Common Use Cases for NAT Gateway
- Private Subnet Internet Access:
- Instances in private subnets, such as application servers, databases, or backend services, may need to download software updates, patches, or connect to external APIs. A NAT Gateway allows these instances to initiate outbound connections while remaining isolated from inbound internet traffic.
- Hybrid Cloud Architectures:
- In hybrid cloud setups where on-premises infrastructure interacts with AWS, NAT Gateway can be used to route traffic from on-premises networks to the internet via AWS, ensuring secure and managed access.
- Data Processing and Updates:
- Applications that process data or require regular updates from the internet can use a NAT Gateway to securely fetch this data while keeping the compute resources protected in private subnets.
- Centralized Outbound Internet Access:
- Organizations often use NAT Gateways to centralize and manage all outbound internet traffic from private subnets, ensuring security and compliance with organizational policies.
How NAT Gateway Works
- Deployment: A NAT Gateway is deployed in a public subnet of your VPC. It is associated with an Elastic IP address, which is the public IP used for outgoing traffic from the private subnet instances.

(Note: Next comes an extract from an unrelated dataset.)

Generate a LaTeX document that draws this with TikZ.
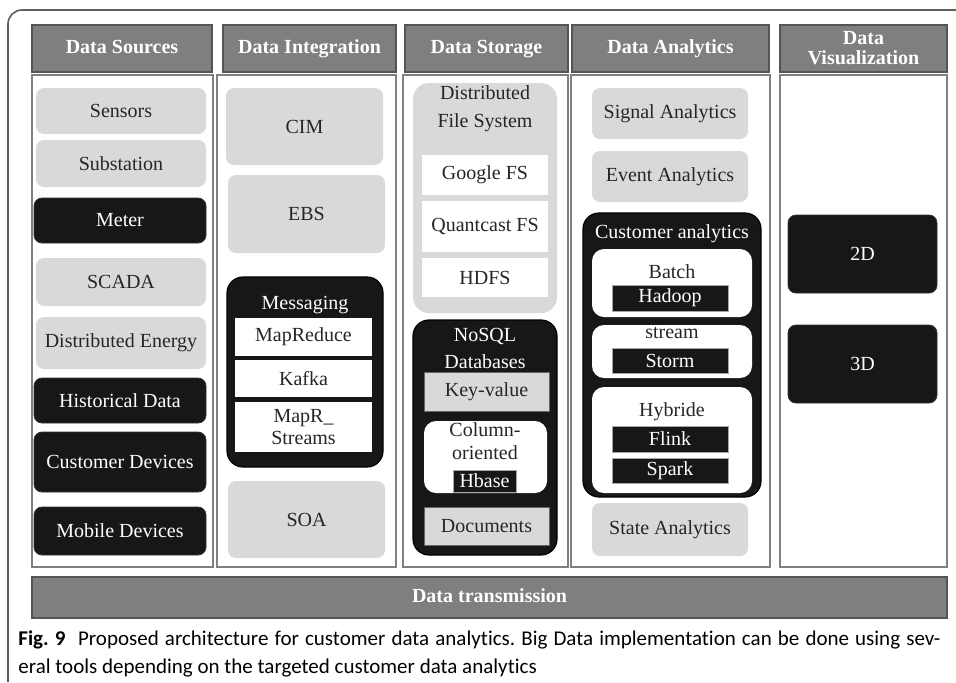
\documentclass[tikz,border=0pt]{standalone}
\usepackage{fontspec}
\setmainfont{Liberation Serif}
\newfontfamily\capfont[Ligatures={NoCommon}]{Carlito}
\definecolor{hdrgray}{HTML}{7F7F7F}
\definecolor{hdrborder}{HTML}{555555}
\definecolor{panelgray}{HTML}{808080}
\definecolor{lightg}{HTML}{D9D9D9}
\definecolor{darkb}{HTML}{171717}
\definecolor{txtdark}{HTML}{262626}
\definecolor{framec}{HTML}{5E5E5E}
\newcommand{\mybox}[7]{\node[#1, minimum width={(#5-#3)*0.5pt}, minimum height={(#6-#4)*0.5pt}] (#2) at ({(#3+#5)/2},{(#4+#6)/2}) {#7};}
\tikzset{
  base/.style={inner sep=0pt, outer sep=0pt, font=\fontsize{10}{11}\selectfont, align=center},
  hdrtwo/.style={base, fill=hdrgray, draw=hdrborder, line width=0.8pt, text=white, font=\fontsize{10}{10}\selectfont\bfseries},
  hdr/.style={hdrtwo, text height=6.8pt, text depth=2.2pt},
  panel/.style={base, draw=panelgray, line width=0.7pt, fill=white},
  lbox/.style={base, fill=lightg, rounded corners=4pt, text=txtdark},
  dbox/.style={base, fill=darkb, draw=black!80, line width=0.4pt, rounded corners=4pt, text=white},
  bigdark/.style={base, fill=darkb, draw=black, line width=0.6pt, rounded corners=8pt},
  biglight/.style={base, fill=lightg, rounded corners=8pt},
  wbox/.style={base, fill=white, text=txtdark},
  gbox/.style={base, fill=lightg, draw=black!60, line width=0.3pt, text=txtdark},
  wrbox/.style={base, fill=white, rounded corners=6pt, text=txtdark},
  tagbox/.style={base, fill=darkb, draw=gray!70, line width=0.3pt, text=white},
  wlabel/.style={base, text=white},
  klabel/.style={base, text=txtdark},
}
\begin{document}
\begin{tikzpicture}[x=0.5pt, y=-0.5pt]
\useasboundingbox (0,0) rectangle (956,682);
\fill[white] (0,0) rectangle (956,682);
% outer frame
\draw[framec, line width=0.8pt, rounded corners=7pt] (8,682) -- (8,10) -- (956,10);

% headers
\mybox{hdr}{h1}{32}{25}{212}{72}{Data Sources}
\mybox{hdr}{h2}{223}{25}{396}{72}{Data Integration}
\mybox{hdr}{h3}{405}{25}{568}{72}{Data Storage}
\mybox{hdr}{h4}{572}{25}{769}{72}{Data Analytics}
\mybox{hdrtwo}{h5}{780}{25}{947}{72}{Data\\Visualization}

% panels
\mybox{panel}{p1}{32}{75}{213}{567}{}
\mybox{panel}{p2}{217}{75}{396}{567}{}
\mybox{panel}{p3}{403}{75}{568}{567}{}
\mybox{panel}{p4}{571}{75}{770}{567}{}
\mybox{panel}{p5}{780}{75}{947}{567}{}

% Data Sources
\mybox{lbox}{sensors}{36}{88}{206}{134}{Sensors}
\mybox{lbox}{substation}{36}{140}{206}{187}{Substation}
\mybox{dbox}{meter}{34}{198}{206}{243}{Meter}
\mybox{lbox}{scada}{36}{258}{206}{306}{SCADA}
\mybox{lbox}{distenergy}{36}{317}{206}{369}{Distributed Energy}
\mybox{dbox}{historical}{34}{378}{206}{423}{Historical Data}
\mybox{dbox}{custdev}{34}{432}{206}{492}{Customer Devices}
\mybox{dbox}{mobile}{34}{507}{206}{555}{Mobile Devices}

% Data Integration
\mybox{lbox}{cim}{226}{88}{383}{165}{CIM}
\mybox{lbox}{ebs}{228}{175}{385}{253}{EBS}
\mybox{bigdark}{messaging}{227}{277}{383}{467}{}
\node[wlabel] (msglabel) at (305,305) {Messaging};
\mybox{wbox}{mapreduce}{235}{318}{372}{356}{MapReduce}
\mybox{wbox}{kafka}{235}{360}{372}{397}{Kafka}
\mybox{wbox}{maprs}{235}{402}{372}{452}{\fontsize{10}{11.5}\selectfont MapR\_\\Streams}
\mybox{lbox}{soa}{228}{481}{385}{558}{SOA}

% Data Storage
\mybox{biglight}{dfs}{413}{83}{557}{313}{}
\node[klabel, font=\fontsize{10}{14}\selectfont] (dfslabel) at (485,109) {Distributed\\File System};
\mybox{wbox}{googlefs}{422}{155}{548}{195}{Google FS}
\mybox{wbox}{quantfs}{422}{201}{548}{252}{Quantcast FS}
\mybox{wbox}{hdfs}{422}{258}{548}{297}{HDFS}
\mybox{bigdark}{nosql}{413}{320}{557}{555}{}
\node[wlabel, font=\fontsize{10}{13.5}\selectfont] (nosqllabel) at (485,348) {NoSQL\\Databases};
\mybox{gbox}{keyvalue}{424}{372}{549}{411}{Key-value}
\mybox{wrbox}{colori}{424}{421}{547}{493}{}
\node[klabel, font=\fontsize{10}{11.5}\selectfont] (colorilabel) at (485,441) {Column-\\oriented};
\mybox{tagbox}{hbase}{453}{470}{516}{492}{Hbase}
\mybox{gbox}{documents}{424}{507}{549}{545}{Documents}

% Data Analytics
\mybox{lbox}{signal}{592}{88}{748}{139}{Signal Analytics}
\mybox{lbox}{event}{592}{151}{748}{202}{Event Analytics}
\mybox{bigdark}{custan}{583}{213}{761}{497}{}
\node[wlabel] (custanlabel) at (672,234) {Customer analytics};
\mybox{wrbox}{batch}{592}{249}{752}{317}{}
\node[klabel] (batchlabel) at (672,272) {Batch};
\mybox{tagbox}{hadoop}{612}{285}{728}{311}{Hadoop}
\mybox{wrbox}{stream}{592}{325}{752}{378}{}
\node[klabel] (streamlabel) at (672,333) {stream};
\mybox{tagbox}{storm}{612}{348}{728}{373}{Storm}
\mybox{wrbox}{hybride}{592}{387}{752}{493}{}
\node[klabel] (hybridelabel) at (672,412) {Hybride};
\mybox{tagbox}{flink}{612}{426}{728}{452}{Flink}
\mybox{tagbox}{spark}{612}{458}{728}{483}{Spark}
\mybox{lbox}{state}{592}{503}{748}{556}{State Analytics}

% Data Visualization
\mybox{dbox}{twod}{788}{215}{937}{293}{2D}
\mybox{dbox}{threed}{788}{325}{937}{403}{3D}

% transmission bar
\mybox{hdr}{trans}{32}{577}{947}{618}{Data transmission}

% caption
\node[anchor=north west, inner sep=0pt, text width=461pt, align=justify,
      font=\capfont\fontsize{10.5}{14}\selectfont\frenchspacing, text=black] (caption) at (18,630)
  {\textbf{Fig.~9}\hspace{0.6em}Proposed architecture for customer data analytics. Big Data implementation can be done using sev-\linebreak eral tools depending on the targeted customer data analytics};
\end{tikzpicture}
\end{document}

- Routing: To allow instances in a private subnet to use the NAT Gateway, you must update the route table associated with the private subnet. You add a route to the route table that directs all outbound internet traffic (
0.0.0.0/0
) to the NAT Gateway. - Traffic Flow: When an instance in a private subnet needs to access the internet, it sends traffic to the NAT Gateway. The NAT Gateway then translates the private IP address of the instance to the public IP address (Elastic IP) associated with the NAT Gateway and forwards the request to the internet. The response traffic follows the same path back through the NAT Gateway to the instance.
Setting Up a NAT Gateway
Here’s a step-by-step guide to creating and configuring a NAT Gateway in AWS:
Step 1: Sign in to the AWS Management Console
- Open your web browser and go to the AWS Management Console.
- Sign in using your AWS account credentials.

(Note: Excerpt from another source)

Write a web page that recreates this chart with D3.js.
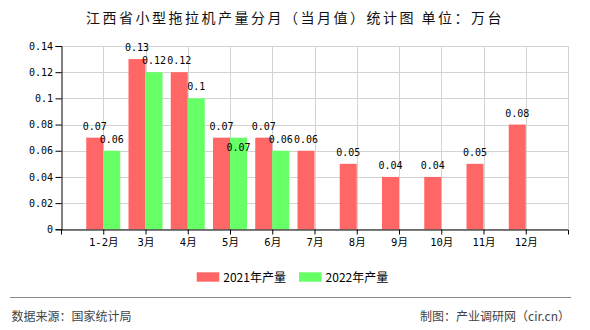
<!DOCTYPE html>
<html>
<head>
<meta charset="utf-8">
<script src="https://cdn.jsdelivr.net/npm/d3@7"></script>
<style>
  html, body { margin: 0; padding: 0; background: #fff; }
  svg { display: block; }
</style>
</head>
<body>
<svg id="chart" width="590" height="330"></svg>
<script>
// ---- data ----
const categories = ["1-2月", "3月", "4月", "5月", "6月", "7月", "8月", "9月", "10月", "11月", "12月"];
const values2021 = [0.07, 0.13, 0.12, 0.07, 0.07, 0.06, 0.05, 0.04, 0.04, 0.05, 0.08];
const values2022 = [0.06, 0.12, 0.1, 0.07, 0.06, null, null, null, null, null, null];
const yTicks = [0, 0.02, 0.04, 0.06, 0.08, 0.1, 0.12, 0.14];
const seriesNames = ["2021年产量", "2022年产量"];
const seriesColors = ["#ff6666", "#66ff66"];
const titleText = "江西省小型拖拉机产量分月（当月值）统计图 单位：万台";
const sourceText = "数据来源：国家统计局";
const creditText = "制图：产业调研网（cir.cn）";

// ---- layout ----
const plotL = 61, plotR = 568, plotT = 46, plotB = 229.3;
const barW = 17;
const monoFont = "'DejaVu Sans Mono', 'Noto Sans CJK SC', monospace";
const cjkFont = "'Noto Sans CJK SC', 'DejaVu Sans', sans-serif";

const svg = d3.select("#chart");

const x = d3.scalePoint().domain(categories).range([plotL, plotR]).padding(1);
const y = d3.scaleLinear().domain([0, 0.14]).range([plotB, plotT]);
const fmt = d => String(+(+d).toFixed(2));

// gridlines
const grid = svg.append("g").attr("stroke", "#d3d3d3").attr("stroke-width", 1);
grid.selectAll("line.h").data(yTicks).join("line")
  .attr("x1", plotL).attr("x2", plotR)
  .attr("y1", d => Math.round(y(d)) + 0.5).attr("y2", d => Math.round(y(d)) + 0.5);
grid.selectAll("line.v").data(categories.map(c => x(c)).concat([plotR])).join("line")
  .attr("x1", d => Math.round(d) + 0.5).attr("x2", d => Math.round(d) + 0.5)
  .attr("y1", plotT).attr("y2", plotB);

// bars
const series = [values2021, values2022];
series.forEach((vals, si) => {
  svg.append("g").selectAll("rect")
    .data(categories.map((c, i) => ({c, v: vals[i]})).filter(d => d.v != null))
    .join("rect")
    .attr("x", d => x(d.c) + (si === 0 ? -barW : 0))
    .attr("width", barW)
    .attr("y", d => y(d.v))
    .attr("height", d => y(0) - y(d.v))
    .attr("fill", seriesColors[si]);
});

// value labels with simple collision avoidance
const labels = [];
series.forEach((vals, si) => {
  categories.forEach((c, i) => {
    const v = vals[i];
    if (v == null) return;
    const cx = x(c) + (si === 0 ? -barW / 2 : barW / 2);
    let by = y(v) - 8;
    const txt = fmt(v);
    const w = txt.length * 6;
    labels.forEach(l => {
      if (Math.abs(l.cx - cx) < (l.w + w) / 2 - 2 && Math.abs(l.by - by) < 9) by = l.by + 21;
    });
    labels.push({cx, by, txt, w});
  });
});
svg.append("g").selectAll("text").data(labels).join("text")
  .attr("x", d => d.cx).attr("y", d => d.by)
  .attr("text-anchor", "middle")
  .attr("font-family", monoFont).attr("font-size", 10).attr("fill", "#000")
  .text(d => d.txt);

// axes
const yAxis = svg.append("g").attr("transform", `translate(${plotL + 0.5},0)`)
  .call(d3.axisLeft(y).tickValues(yTicks).tickFormat(fmt).tickSize(6).tickSizeOuter(6).tickPadding(2.5));
yAxis.selectAll("text").attr("font-family", monoFont).attr("font-size", 10).attr("fill", "#000");
yAxis.selectAll("path, line").attr("stroke", "#000");

const xAxis = svg.append("g").attr("transform", `translate(0,${Math.round(plotB) + 0.5})`)
  .call(d3.axisBottom(x).tickSize(5).tickSizeOuter(5).tickPadding(4));
xAxis.selectAll("text").attr("font-family", monoFont).attr("font-size", 10.5).attr("fill", "#000");
xAxis.selectAll("path, line").attr("stroke", "#000");

// title
svg.append("text")
  .attr("x", 295).attr("y", 23.3)
  .attr("text-anchor", "middle")
  .attr("font-family", cjkFont).attr("font-size", 14)
  .attr("letter-spacing", "2.5px")
  .attr("fill", "#111")
  .text(titleText);

// legend
const legendX = [196.7, 299];
const lg = svg.append("g");
seriesNames.forEach((name, i) => {
  lg.append("rect").attr("x", legendX[i]).attr("y", 272.3).attr("width", 22.6).attr("height", 9.4)
    .attr("fill", seriesColors[i]);
  lg.append("text").attr("x", legendX[i] + 26.6).attr("y", 282)
    .attr("font-family", cjkFont).attr("font-size", 12).attr("fill", "#000")
    .text(name);
});

// footer
svg.append("line").attr("x1", 10).attr("x2", 571).attr("y1", 297.5).attr("y2", 297.5)
  .attr("stroke", "#888").attr("stroke-width", 1);
svg.append("text").attr("x", 11.5).attr("y", 320.5)
  .attr("font-family", cjkFont).attr("font-size", 12).attr("fill", "#444")
  .text(sourceText);
svg.append("text").attr("x", 570).attr("y", 320.5).attr("text-anchor", "end")
  .attr("font-family", cjkFont).attr("font-size", 12).attr("fill", "#444")
  .text(creditText);
</script>
</body>
</html>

Step 2: Navigate to the VPC Dashboard
- In the AWS Management Console, type “VPC” in the search bar and select “VPC” from the dropdown list.

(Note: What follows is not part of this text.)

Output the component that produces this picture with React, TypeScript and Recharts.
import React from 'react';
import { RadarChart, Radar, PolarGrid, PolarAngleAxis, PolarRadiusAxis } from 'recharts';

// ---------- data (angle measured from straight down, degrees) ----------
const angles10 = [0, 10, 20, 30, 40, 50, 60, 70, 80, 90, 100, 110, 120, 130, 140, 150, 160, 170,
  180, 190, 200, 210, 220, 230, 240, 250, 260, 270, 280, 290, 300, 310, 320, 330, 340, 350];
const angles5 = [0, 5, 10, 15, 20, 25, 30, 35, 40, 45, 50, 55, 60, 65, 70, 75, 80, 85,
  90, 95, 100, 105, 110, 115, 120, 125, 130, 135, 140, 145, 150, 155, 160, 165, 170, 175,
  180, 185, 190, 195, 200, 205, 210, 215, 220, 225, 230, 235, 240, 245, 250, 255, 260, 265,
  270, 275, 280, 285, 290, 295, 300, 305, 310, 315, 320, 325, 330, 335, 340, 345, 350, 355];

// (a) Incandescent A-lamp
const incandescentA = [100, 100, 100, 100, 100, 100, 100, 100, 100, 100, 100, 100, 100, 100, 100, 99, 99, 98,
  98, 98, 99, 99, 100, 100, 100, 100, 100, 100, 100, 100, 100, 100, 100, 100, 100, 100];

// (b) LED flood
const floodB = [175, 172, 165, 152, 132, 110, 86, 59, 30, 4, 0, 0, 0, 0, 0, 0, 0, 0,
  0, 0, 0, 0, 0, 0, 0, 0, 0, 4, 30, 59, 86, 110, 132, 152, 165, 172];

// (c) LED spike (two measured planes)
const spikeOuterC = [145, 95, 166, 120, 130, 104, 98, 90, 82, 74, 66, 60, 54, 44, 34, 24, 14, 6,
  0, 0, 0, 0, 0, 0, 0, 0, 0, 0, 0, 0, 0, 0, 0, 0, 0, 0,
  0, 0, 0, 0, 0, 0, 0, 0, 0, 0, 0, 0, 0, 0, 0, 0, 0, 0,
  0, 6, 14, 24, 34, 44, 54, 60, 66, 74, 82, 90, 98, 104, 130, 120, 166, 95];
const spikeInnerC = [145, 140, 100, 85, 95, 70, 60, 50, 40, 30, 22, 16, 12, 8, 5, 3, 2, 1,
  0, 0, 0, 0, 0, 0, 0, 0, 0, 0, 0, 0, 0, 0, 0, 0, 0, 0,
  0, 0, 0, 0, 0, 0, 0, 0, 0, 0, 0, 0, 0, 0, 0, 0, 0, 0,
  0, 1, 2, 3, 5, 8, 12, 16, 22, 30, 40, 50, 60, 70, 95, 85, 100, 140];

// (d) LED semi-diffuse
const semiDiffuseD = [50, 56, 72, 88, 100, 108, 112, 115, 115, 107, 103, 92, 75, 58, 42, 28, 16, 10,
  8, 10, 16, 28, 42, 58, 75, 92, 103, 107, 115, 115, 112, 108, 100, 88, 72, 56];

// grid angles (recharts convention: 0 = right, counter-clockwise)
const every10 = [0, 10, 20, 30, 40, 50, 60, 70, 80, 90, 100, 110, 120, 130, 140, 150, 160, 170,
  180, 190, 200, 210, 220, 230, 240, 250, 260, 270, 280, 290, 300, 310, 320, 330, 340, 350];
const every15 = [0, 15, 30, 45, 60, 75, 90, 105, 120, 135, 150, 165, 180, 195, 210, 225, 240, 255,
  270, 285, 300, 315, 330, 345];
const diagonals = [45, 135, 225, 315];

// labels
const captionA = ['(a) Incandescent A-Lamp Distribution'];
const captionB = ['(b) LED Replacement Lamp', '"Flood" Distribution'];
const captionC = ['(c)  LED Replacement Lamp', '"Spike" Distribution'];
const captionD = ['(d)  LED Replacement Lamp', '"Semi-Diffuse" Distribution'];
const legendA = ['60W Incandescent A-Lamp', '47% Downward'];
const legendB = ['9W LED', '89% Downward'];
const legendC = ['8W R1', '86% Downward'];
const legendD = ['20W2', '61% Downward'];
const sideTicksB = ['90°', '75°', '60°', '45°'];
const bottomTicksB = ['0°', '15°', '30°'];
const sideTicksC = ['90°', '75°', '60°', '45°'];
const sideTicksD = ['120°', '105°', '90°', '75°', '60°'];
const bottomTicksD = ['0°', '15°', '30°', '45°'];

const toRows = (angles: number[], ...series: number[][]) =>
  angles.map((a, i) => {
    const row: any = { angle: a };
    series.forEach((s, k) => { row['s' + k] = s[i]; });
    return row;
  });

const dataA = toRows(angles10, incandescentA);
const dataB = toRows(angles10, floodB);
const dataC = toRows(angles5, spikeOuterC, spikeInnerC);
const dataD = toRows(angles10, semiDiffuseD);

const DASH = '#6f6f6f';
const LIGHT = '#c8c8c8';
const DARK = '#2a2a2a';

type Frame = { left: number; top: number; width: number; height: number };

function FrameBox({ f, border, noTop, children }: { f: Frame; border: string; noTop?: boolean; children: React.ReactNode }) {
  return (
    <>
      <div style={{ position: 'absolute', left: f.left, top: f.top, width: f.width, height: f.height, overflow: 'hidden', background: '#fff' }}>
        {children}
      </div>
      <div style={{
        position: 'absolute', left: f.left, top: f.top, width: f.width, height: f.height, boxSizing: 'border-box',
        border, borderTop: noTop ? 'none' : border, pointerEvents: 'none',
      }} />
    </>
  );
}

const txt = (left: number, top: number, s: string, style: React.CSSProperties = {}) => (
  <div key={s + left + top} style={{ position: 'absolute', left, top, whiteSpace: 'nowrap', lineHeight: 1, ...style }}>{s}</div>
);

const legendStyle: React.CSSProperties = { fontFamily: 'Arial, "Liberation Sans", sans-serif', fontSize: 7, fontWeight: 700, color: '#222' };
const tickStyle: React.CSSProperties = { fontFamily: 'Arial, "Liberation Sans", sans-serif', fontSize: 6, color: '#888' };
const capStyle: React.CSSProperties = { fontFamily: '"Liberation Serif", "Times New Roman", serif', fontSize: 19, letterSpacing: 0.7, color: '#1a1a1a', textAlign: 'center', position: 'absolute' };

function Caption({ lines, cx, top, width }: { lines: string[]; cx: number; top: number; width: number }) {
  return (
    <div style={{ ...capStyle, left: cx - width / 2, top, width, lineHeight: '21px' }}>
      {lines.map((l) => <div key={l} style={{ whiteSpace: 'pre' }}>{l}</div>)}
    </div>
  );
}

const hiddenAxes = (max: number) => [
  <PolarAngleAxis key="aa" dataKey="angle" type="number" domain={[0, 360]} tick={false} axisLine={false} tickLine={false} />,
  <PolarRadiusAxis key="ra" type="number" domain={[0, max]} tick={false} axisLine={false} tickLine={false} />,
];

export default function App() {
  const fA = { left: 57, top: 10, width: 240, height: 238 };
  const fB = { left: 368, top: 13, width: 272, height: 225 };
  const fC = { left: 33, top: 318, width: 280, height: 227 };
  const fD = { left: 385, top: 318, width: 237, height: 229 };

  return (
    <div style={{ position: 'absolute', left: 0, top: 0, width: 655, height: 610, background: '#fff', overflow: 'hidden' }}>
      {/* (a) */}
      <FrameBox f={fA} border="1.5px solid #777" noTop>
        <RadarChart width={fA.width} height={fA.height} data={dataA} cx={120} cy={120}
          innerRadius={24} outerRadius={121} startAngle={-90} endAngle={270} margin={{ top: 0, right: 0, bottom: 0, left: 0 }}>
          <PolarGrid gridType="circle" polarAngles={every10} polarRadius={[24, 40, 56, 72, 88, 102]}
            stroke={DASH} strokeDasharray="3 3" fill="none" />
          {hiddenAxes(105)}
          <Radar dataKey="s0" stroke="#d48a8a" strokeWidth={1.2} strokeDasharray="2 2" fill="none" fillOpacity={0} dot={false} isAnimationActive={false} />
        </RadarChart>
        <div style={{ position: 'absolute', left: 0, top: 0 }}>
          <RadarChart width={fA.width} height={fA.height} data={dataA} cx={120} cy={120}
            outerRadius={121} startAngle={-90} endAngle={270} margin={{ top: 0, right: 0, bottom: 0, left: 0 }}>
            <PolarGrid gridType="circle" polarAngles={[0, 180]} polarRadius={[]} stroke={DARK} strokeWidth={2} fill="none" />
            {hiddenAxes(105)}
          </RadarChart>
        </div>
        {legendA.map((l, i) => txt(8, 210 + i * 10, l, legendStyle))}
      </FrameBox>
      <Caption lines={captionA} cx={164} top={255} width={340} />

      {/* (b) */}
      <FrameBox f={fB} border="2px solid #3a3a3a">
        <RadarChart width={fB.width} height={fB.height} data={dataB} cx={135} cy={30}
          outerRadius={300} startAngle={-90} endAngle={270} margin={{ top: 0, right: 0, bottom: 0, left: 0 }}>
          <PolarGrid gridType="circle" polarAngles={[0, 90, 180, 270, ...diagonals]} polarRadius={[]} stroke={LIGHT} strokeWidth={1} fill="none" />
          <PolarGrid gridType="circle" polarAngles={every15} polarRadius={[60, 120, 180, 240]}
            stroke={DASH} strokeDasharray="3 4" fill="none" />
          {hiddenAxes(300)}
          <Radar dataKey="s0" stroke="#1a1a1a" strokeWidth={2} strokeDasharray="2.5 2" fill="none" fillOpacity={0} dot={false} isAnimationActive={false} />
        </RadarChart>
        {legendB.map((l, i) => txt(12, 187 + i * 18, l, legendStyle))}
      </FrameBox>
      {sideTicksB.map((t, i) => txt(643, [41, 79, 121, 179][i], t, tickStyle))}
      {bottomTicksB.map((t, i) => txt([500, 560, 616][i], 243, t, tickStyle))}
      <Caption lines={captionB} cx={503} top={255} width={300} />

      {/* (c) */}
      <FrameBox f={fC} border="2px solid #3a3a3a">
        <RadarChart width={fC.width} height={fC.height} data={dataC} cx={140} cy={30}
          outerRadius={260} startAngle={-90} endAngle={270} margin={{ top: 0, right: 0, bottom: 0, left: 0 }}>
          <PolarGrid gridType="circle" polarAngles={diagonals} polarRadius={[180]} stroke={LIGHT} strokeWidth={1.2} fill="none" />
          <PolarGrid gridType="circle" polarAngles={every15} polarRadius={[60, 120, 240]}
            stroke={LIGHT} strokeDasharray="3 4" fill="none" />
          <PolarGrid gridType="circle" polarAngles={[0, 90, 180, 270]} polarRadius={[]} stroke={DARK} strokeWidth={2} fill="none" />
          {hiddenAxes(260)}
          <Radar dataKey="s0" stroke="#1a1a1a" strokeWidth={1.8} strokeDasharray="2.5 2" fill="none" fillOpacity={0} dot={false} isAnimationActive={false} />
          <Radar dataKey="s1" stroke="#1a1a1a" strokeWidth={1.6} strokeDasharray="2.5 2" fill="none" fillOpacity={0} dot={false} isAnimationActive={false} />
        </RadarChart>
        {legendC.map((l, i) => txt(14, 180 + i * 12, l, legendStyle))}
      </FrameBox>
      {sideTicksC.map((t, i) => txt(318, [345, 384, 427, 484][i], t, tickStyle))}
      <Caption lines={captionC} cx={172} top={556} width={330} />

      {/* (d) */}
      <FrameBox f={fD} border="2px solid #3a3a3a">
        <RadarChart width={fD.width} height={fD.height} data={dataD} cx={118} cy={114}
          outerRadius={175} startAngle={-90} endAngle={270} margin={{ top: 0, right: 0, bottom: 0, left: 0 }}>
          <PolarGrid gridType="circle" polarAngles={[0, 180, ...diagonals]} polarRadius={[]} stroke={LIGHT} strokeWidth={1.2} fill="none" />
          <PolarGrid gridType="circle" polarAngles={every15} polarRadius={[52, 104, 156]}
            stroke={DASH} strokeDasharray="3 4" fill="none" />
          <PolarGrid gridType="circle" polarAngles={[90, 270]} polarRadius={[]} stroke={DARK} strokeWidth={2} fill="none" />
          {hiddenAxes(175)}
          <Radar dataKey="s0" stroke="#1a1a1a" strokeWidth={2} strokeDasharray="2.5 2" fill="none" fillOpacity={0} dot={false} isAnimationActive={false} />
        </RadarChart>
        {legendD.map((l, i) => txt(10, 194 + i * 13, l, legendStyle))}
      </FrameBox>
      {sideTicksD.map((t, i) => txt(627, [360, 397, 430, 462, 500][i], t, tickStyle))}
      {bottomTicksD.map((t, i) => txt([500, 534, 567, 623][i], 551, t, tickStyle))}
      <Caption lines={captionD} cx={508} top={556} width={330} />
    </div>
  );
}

- This will take you to the VPC Dashboard.
Step 3: Create a NAT Gateway
- On the VPC Dashboard, click “NAT Gateways” in the left-hand menu, then click “Create NAT Gateway.”
- Subnet: Choose the public subnet in which to create the NAT Gateway. This subnet should have a route to an Internet Gateway.
- Elastic IP: Click “Allocate Elastic IP” to allocate a new Elastic IP address, or select an existing Elastic IP if you already have one.
- Click “Create NAT Gateway” to create the NAT Gateway.
Step 4: Update the Route Table for Private Subnets
- After creating the NAT Gateway, you need to update the route table associated with your private subnets to use the NAT Gateway for outbound internet traffic.
- Go to “Route Tables” in the VPC Dashboard, select the route table for your private subnet, and click “Edit routes.”
- Add a route with the destination
0.0.0.0/0
(which represents all IP addresses) and set the target to your newly created NAT Gateway. - Save the changes.
Step 5: Test the Configuration
- Launch an EC2 instance in the private subnet and ensure that it does not have a public IP address.
- SSH into the instance using a bastion host (if required) or other secure method.
- From the instance, try to ping a public IP address or perform an internet operation (e.g.,
yum update
orapt-get update
). - The instance should be able to access the internet, confirming that the NAT Gateway is working correctly.
Best Practices for Using NAT Gateway
- High Availability:
- For high availability, deploy NAT Gateways in multiple Availability Zones. If one NAT Gateway becomes unavailable, traffic can route through another NAT Gateway in a different AZ.
- Monitor Costs:
- Monitor data transfer costs associated with the NAT Gateway using AWS Cost Explorer or CloudWatch. Be mindful of data transfer charges, especially when large volumes of data are being processed.
- Security Groups and NACLs:
- Even though the NAT Gateway itself doesn’t require security groups, ensure that your instances and subnets are protected with appropriate security group rules and network ACLs to control inbound and outbound traffic.
- Idle Timeout:
- Be aware of the NAT Gateway’s idle timeout settings (default 350 seconds). If a TCP connection is idle for this period, the NAT Gateway will close it. Plan accordingly if your applications require longer idle times.
- Logging and Monitoring:
- Use VPC Flow Logs to monitor traffic passing through the NAT Gateway. This helps in identifying any unusual activity or troubleshooting connectivity issues.
- Optimize Network Architecture:
- Consider the placement of NAT Gateways and the routing configuration to ensure optimal network performance. Avoid routing traffic through unnecessary hops, which can increase latency and costs.
Conclusion
AWS NAT Gateway is an essential service for enabling secure, managed internet access for instances in private subnets within a VPC. By using NAT Gateways, you can keep your resources isolated from the public internet while still allowing them to access external resources as needed. With features like high availability, scalability, and easy integration, NAT Gateway simplifies network management and enhances the security of your AWS environment. By following best practices for deployment, monitoring, and cost management, you can effectively use NAT Gateways to meet your cloud networking needs.